Setelah puas keliling PVJ selama kurang lebih satu setengah jam, penulis ingin karaoke sendirian. Namun setelah ditinjau ulang, penulis mengurungkan niat tersebut dan menundanya besok. Sekarang, waktuya pulang untuk berisitirahat.
9 September 2018: Karaoke dan Tur Keliling Bandung
Hari ini adalah hari terakhir penulis di Bandung sebelum besok kembali ke Jakarta. Penulis mengajak Bayu untuk karaoke di Diva milik Rossa. Kami berdua pun saling gila-gilaan selama satu jam hingga suara habis.
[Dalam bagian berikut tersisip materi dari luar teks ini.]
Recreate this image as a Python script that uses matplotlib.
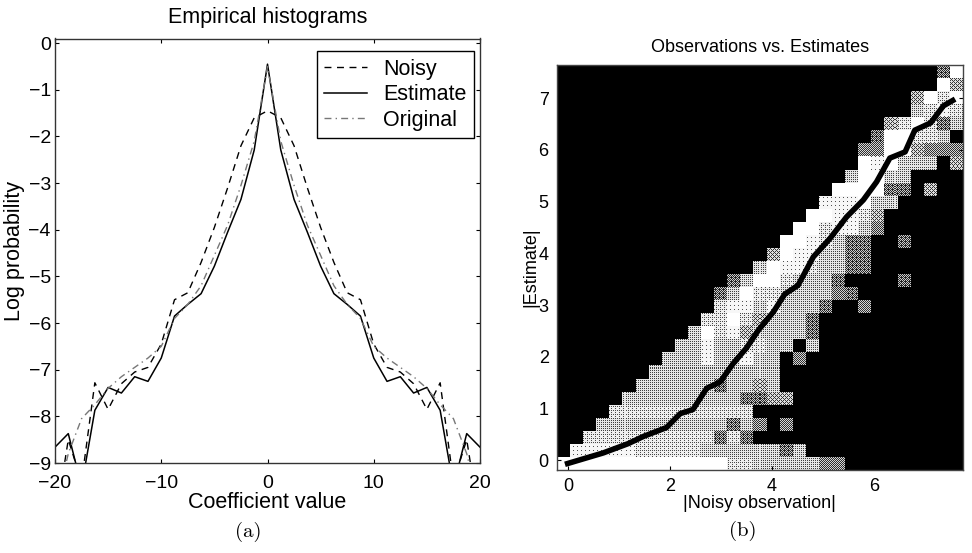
import numpy as np
import matplotlib
matplotlib.use('Agg')
import matplotlib.pyplot as plt

plt.rcParams['font.family'] = ['Liberation Sans', 'DejaVu Sans']

# histogram bins, right half only (the curves are mirrored)
bins = [0, 1.25, 2.5, 3.75, 5, 6.25, 7.5, 8.75, 10, 11.25, 12.5, 13.75, 15, 16.25, 17.5, 18.75, 20]
noisy = [-1.45, -1.6, -2.2, -3.1, -3.95, -4.7, -5.35, -5.5, -6.45, -6.95, -7.05, -7.3, -7.85, -7.28, -9.4, -8.5, -10.3]
estimate = [-0.45, -2.29, -3.35, -4.05, -4.78, -5.37, -5.6, -5.85, -6.75, -7.25, -7.15, -7.5, -7.38, -7.87, -9.5, -8.37, -8.66]
original = [-0.5, -2.1, -3.05, -3.9, -4.55, -5.2, -5.6, -5.9, -6.5, -6.75, -6.95, -7.15, -7.4, -7.75, -8.05, -8.8, -10.0]

# joint histogram, one string per row from the bottom up, 0 black to 9 white
rows = [
    '99999 99999 99977 66666 44000 00000 0',
    '08888 87777 76666 66360 00000 00000 0',
    '00777 77777 77373 00000 00000 00000 0',
    '00066 66666 66636 40400 00000 00000 0',
    '00007 77777 77777 00000 00000 00000 0',
    '00000 66666 66663 35500 00000 00000 0',
    '00000 06666 66366 56000 00000 00000 0',
    '00000 00666 66666 66000 00000 00000 0',
    '00000 00066 68668 66040 00000 00000 0',
    '00000 00006 68667 76606 00000 00000 0',
    '00000 00000 69785 66663 00000 00000 0',
    '00000 00000 07797 56663 00000 00000 0',
    '00000 00000 00788 68666 30040 00000 0',
    '00000 00000 00369 77666 64300 00000 0',
    '00000 00000 00036 99766 63000 03000 0',
    '00000 00000 00000 69887 66330 00000 0',
    '00000 00000 00000 05988 66330 00000 0',
    '00000 00000 00000 00998 76330 03000 0',
    '00000 00000 00000 00099 78864 00000 0',
    '00000 00000 00000 00009 98875 00000 0',
    '00000 00000 00000 00000 88896 60000 0',
    '00000 00000 00000 00000 09999 33050 0',
    '00000 00000 00000 00000 00699 66000 0',
    '00000 00000 00000 00000 00098 96660 5',
    '00000 00000 00000 00000 00044 99544 4',
    '00000 00000 00000 00000 00003 99776 0',
    '00000 00000 00000 00000 00000 57973 6',
    '00000 00000 00000 00000 00000 00678 7',
    '00000 00000 00000 00000 00000 00597 9',
    '00000 00000 00000 00000 00000 00009 5',
    '00000 00000 00000 00000 00000 00003 9',
]

# average estimate for each noisy observation
obs = [-0.06, 0.69, 1.18, 1.48, 1.93, 2.2, 2.45, 2.72, 2.98, 3.24, 3.5, 3.73, 4.03, 4.25, 4.51, 4.81,
       5.14, 5.46, 5.79, 6.05, 6.31, 6.61, 6.8, 7.11, 7.36, 7.59]
est = [-0.08, 0.14, 0.32, 0.46, 0.63, 0.9, 0.98, 1.39, 1.51, 1.87, 2.17, 2.51, 2.87, 3.21, 3.38, 3.93,
       4.29, 4.7, 5.03, 5.38, 5.84, 5.96, 6.38, 6.52, 6.85, 6.98]

W, H = 972, 553


def px_axes(x0, y0, x1, y1):
    return fig.add_axes([x0 / W, 1 - y1 / H, (x1 - x0) / W, (y1 - y0) / H])


fig = plt.figure(figsize=(W / 100, H / 100), dpi=100)

# left panel
ax = px_axes(55, 38.5, 480, 463)
x = np.array(bins)
xs = np.concatenate([-x[:0:-1], x])
mirror = lambda v: np.concatenate([np.array(v)[:0:-1], np.array(v)])
ax.plot(xs, mirror(noisy), color='black', lw=1, dashes=(5, 4), label='Noisy')
ax.plot(xs, mirror(estimate), color='black', lw=1.1, label='Estimate')
ax.plot(xs, mirror(original), color='#777777', lw=1, dashes=(5, 3, 1, 3), label='Original')
ax.set_xlim(-20, 20)
ax.set_ylim(-9, 0.1)
ax.set_xticks([-20, -10, 0, 10, 20])
ax.set_yticks(range(-9, 1))
ax.tick_params(direction='in', top=True, right=True, length=3, width=0.8, labelsize=14, pad=3)
ax.tick_params(axis='x', pad=9)
ax.set_xlabel('Coefficient value', fontsize=15.5, labelpad=0)
ax.set_ylabel('Log probability', fontsize=15.5)
ax.yaxis.set_label_coords(-0.07, 0.5)
ax.set_title('Empirical histograms', fontsize=15.5, pad=11)
for s in ax.spines.values():
    s.set_linewidth(1)
    s.set_color('#333333')
leg = ax.legend(loc='upper right', bbox_to_anchor=(0.9866, 0.9695), borderaxespad=0, fontsize=15.5,
                fancybox=False, framealpha=1, edgecolor='black', handlelength=2.0,
                labelspacing=0.2, borderpad=0.35, handletextpad=0.75)
leg.get_frame().set_linewidth(1)

# right panel
ax2 = px_axes(557, 65, 962.5, 470)
grid = (np.array([[int(c) for c in r.replace(' ', '')] for r in rows]) / 9.0) ** 0.8
# ordered dither so the greys print like a halftone
block = 13
bayer = (np.array([[0, 8, 2, 10], [12, 4, 14, 6], [3, 11, 1, 9], [15, 7, 13, 5]]) + 0.5) / 16
big = np.kron(grid, np.ones((block, block)))
thr = np.tile(bayer, (big.shape[0] // 4 + 1, big.shape[1] // 4 + 1))[:big.shape[0], :big.shape[1]]
dith = 0.65 * (big > thr) + 0.35 * big
ax2.imshow(dith, origin='lower', cmap='gray', vmin=0, vmax=1, extent=(-0.216, 7.735, -0.19, 7.64),
           aspect='auto', interpolation='nearest')
ax2.plot(obs, est, color='black', lw=4, solid_capstyle='butt')
ax2.set_xlim(-0.216, 7.735)
ax2.set_ylim(-0.19, 7.64)
ax2.set_xticks([0, 2, 4, 6])
ax2.set_yticks(range(0, 8))
ax2.tick_params(direction='in', top=True, right=True, length=3, width=0.8, labelsize=13, pad=6)
ax2.set_xlabel('|Noisy observation|', fontsize=13, labelpad=0)
ax2.set_ylabel('|Estimate|', fontsize=13)
ax2.yaxis.set_label_coords(-0.044, 0.5)
ax2.set_title('Observations vs. Estimates', fontsize=13, pad=9)
for s in ax2.spines.values():
    s.set_linewidth(1)
    s.set_color('#444444')

fig.text(248 / W, 1 - 537 / H, '(a)', family='cmr10', fontsize=15, ha='center', va='baseline')
fig.text(743 / W, 1 - 536 / H, '(b)', family='cmr10', fontsize=15, ha='center', va='baseline')

fig.savefig('out.png', dpi=100)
Setelah itu, Bayu mengajak penulis untuk berkeliling Bandung dengan menggunakan motornya, mulai Braga hingga Dago. Setelah itu, penulis menemani Bayu untuk membeli beberapa perkakas kamar di Ace Hardware dan Pasar Dago.
Malamnya, kami makan di tempat rekomendasi Brenda, yakni Se’i Sapi. Ternyata benar rekomendasinya. Daging asapnya begitu lezat dengan harga yang tidak terlalu mencekik. Jika pembaca ke Bandung, mampirlah ke tempat ini di Jl. Bagusrangin No.24A, Lebakgede, Coblong, Kota Bandung.
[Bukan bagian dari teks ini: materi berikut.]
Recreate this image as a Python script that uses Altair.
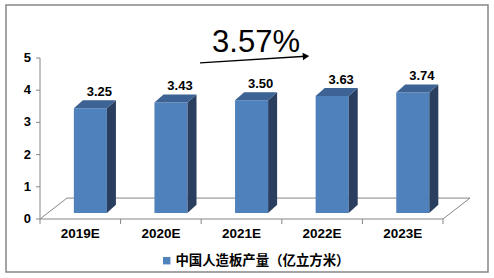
import altair as alt
import pandas as pd

# ---- data ----
categories = ["2019E", "2020E", "2021E", "2022E", "2023E"]
values = [3.25, 3.43, 3.50, 3.63, 3.74]
series_name = "中国人造板产量（亿立方米）"
growth_label = "3.57%"
y_ticks = [0, 1, 2, 3, 4, 5]

# ---- 3D geometry (in axis units) ----
BAR_L, BAR_R = 0.42, 0.83     # bar front face within a category band
LIFT = 0.19                   # bar base above floor front edge
DX, DY = 0.112, 0.25          # bar depth
FDX, FDY = 0.335, 0.65        # floor depth

FRONT = "#4F81BD"
SIDE = "#2A3F5F"
TOP = "#3C6393"
GRAY = "#868686"
FONT = "Liberation Sans"

W, H = 403, 161
n = len(categories)
ymax = max(y_ticks)

front_rows, side_rows, top_rows, label_rows = [], [], [], []
for i, (c, v) in enumerate(zip(categories, values)):
    t = LIFT + v
    front_rows.append(dict(cat=c, series=series_name, x=i + BAR_L, x2=i + BAR_R, y=LIFT, y2=t))
    side_rows += [dict(cat=c, x=i + BAR_R, lo=LIFT, hi=t),
                  dict(cat=c, x=i + BAR_R + DX, lo=LIFT + DY, hi=t + DY)]
    top_rows += [dict(cat=c, x=i + BAR_L, lo=t, hi=t),
                 dict(cat=c, x=i + BAR_L + DX, lo=t, hi=t + DY),
                 dict(cat=c, x=i + BAR_R, lo=t, hi=t + DY),
                 dict(cat=c, x=i + BAR_R + DX, lo=t + DY, hi=t + DY)]
    label_rows.append(dict(x=i + (BAR_L + BAR_R) / 2 + DX, y=t + DY, text=f"{v:.2f}"))

floor_df = pd.DataFrame([
    dict(x=0, x2=FDX, y=0, y2=FDY),
    dict(x=n, x2=n + FDX, y=0, y2=FDY),
    dict(x=FDX, x2=n + FDX, y=FDY, y2=FDY),
])
axis_lines_df = pd.DataFrame([
    dict(x=0, x2=n, y=0, y2=0),
    dict(x=0, x2=0, y=0, y2=ymax),
])
ytick_df = pd.DataFrame(dict(v=y_ticks, text=[str(v) for v in y_ticks]))
xtick_df = pd.DataFrame(dict(x=list(range(n + 1))))
xlab_df = pd.DataFrame(dict(x=[i + 0.5 for i in range(n)], text=categories))

xs = alt.Scale(domain=[0, n], nice=False)
ys = alt.Scale(domain=[0, ymax], nice=False)


def X(f):
    return alt.X(f, scale=xs, axis=None)


def Y(f, **kw):
    return alt.Y(f, scale=ys, axis=None, **kw)


floor = alt.Chart(floor_df).mark_rule(color=GRAY, strokeWidth=1).encode(
    x=X("x:Q"), x2="x2:Q", y=Y("y:Q"), y2="y2:Q")

axis_lines = alt.Chart(axis_lines_df).mark_rule(color=GRAY, strokeWidth=1).encode(
    x=X("x:Q"), x2="x2:Q", y=Y("y:Q"), y2="y2:Q")

yticks = alt.Chart(ytick_df).mark_rule(color=GRAY, strokeWidth=1).encode(
    y=Y("v:Q"), x=alt.value(-4), x2=alt.value(0))
ylabels = alt.Chart(ytick_df).mark_text(
    font=FONT, fontWeight="bold", fontSize=13, color="#000000", align="right", baseline="middle"
).encode(y=Y("v:Q"), x=alt.value(-9), text="text:N")

xticks = alt.Chart(xtick_df).mark_rule(color=GRAY, strokeWidth=1).encode(
    x=X("x:Q"), y=alt.value(H), y2=alt.value(H + 5))
xlabels = alt.Chart(xlab_df).mark_text(
    font=FONT, fontWeight="bold", fontSize=13.5, color="#000000", align="center", baseline="middle"
).encode(x=X("x:Q"), y=alt.value(H + 15), text="text:N")

front = alt.Chart(pd.DataFrame(front_rows)).mark_rect().encode(
    x=X("x:Q"), x2="x2:Q", y=Y("y:Q"), y2="y2:Q",
    color=alt.Color("series:N", scale=alt.Scale(range=[FRONT]), legend=alt.Legend(
        title=None, orient="none", legendX=120, legendY=196, symbolType="square",
        symbolSize=55, symbolStrokeWidth=0, labelFont="Noto Sans CJK SC", labelFontWeight="bold",
        labelFontSize=13.4, labelColor="#000000", labelOffset=2, labelLimit=400)),
)

side = alt.Chart(pd.DataFrame(side_rows)).mark_area(color=SIDE, orient="vertical").encode(
    x=X("x:Q"), y=Y("lo:Q", stack=False), y2="hi:Q", detail="cat:N")

top = alt.Chart(pd.DataFrame(top_rows)).mark_area(color=TOP, orient="vertical").encode(
    x=X("x:Q"), y=Y("lo:Q", stack=False), y2="hi:Q", detail="cat:N")

labels = alt.Chart(pd.DataFrame(label_rows)).mark_text(
    font=FONT, fontWeight="bold", fontSize=13, color="#000000", baseline="alphabetic", dy=-4,
).encode(x=X("x:Q"), y=Y("y:Q"), text="text:N")

title = alt.Chart(pd.DataFrame([dict(x=2.68, y=5.2, text=growth_label)])).mark_text(
    font=FONT, fontSize=31, color="#000000", baseline="alphabetic",
).encode(x=X("x:Q"), y=Y("y:Q"), text="text:N")

arrow_df = pd.DataFrame([dict(x=1.985, y=4.85, x2=3.30, y2=5.055)])
arrow_line = alt.Chart(arrow_df).mark_rule(color="#000000", strokeWidth=1.3).encode(
    x=X("x:Q"), x2="x2:Q", y=Y("y:Q"), y2="y2:Q")
arrow_head = alt.Chart(arrow_df).mark_point(
    shape="triangle-right", filled=True, color="#000000", size=55, angle=356.5, opacity=1,
).encode(x=X("x2:Q"), y=Y("y2:Q"))

border = alt.Chart(pd.DataFrame([dict(k=1)])).mark_rect(
    fill=None, stroke=GRAY, strokeWidth=1.5,
).encode(x=alt.value(-34), x2=alt.value(448), y=alt.value(-53), y2=alt.value(214))

chart = alt.layer(
    floor, axis_lines, yticks, ylabels, xticks, xlabels,
    front, side, top, labels, title, arrow_line, arrow_head, border
).properties(
    width=W, height=H,
    padding={"left": 40, "top": 58, "right": 51, "bottom": 59},
    autosize=alt.AutoSizeParams(type="none"),
).configure(background="#FFFFFF", view=alt.ViewConfig(stroke=None))

chart.save("out.html", embed_options={"renderer": "svg", "actions": False})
10 September 2018: Kembali ke Jakarta
Pada akhirnya petualangan di Bandung harus diakhiri karena sungkan jika harus terus-menerus merepotkan Bayu. Sebenarnya masih banyak destinasi wisata yang belum penulis kunjungi, seperti Museum Pendidikan UPI dan Museum Geologi. Tak apa, biar penulis ada alasan untuk kembali ke Bandung.
Sepanjang hari penulis hanya di kos untuk menulis beberapa artikel untuk blog ini. Alasan lainnya adalah penulis sedikit flu, jadi butuh sedikit istirahat.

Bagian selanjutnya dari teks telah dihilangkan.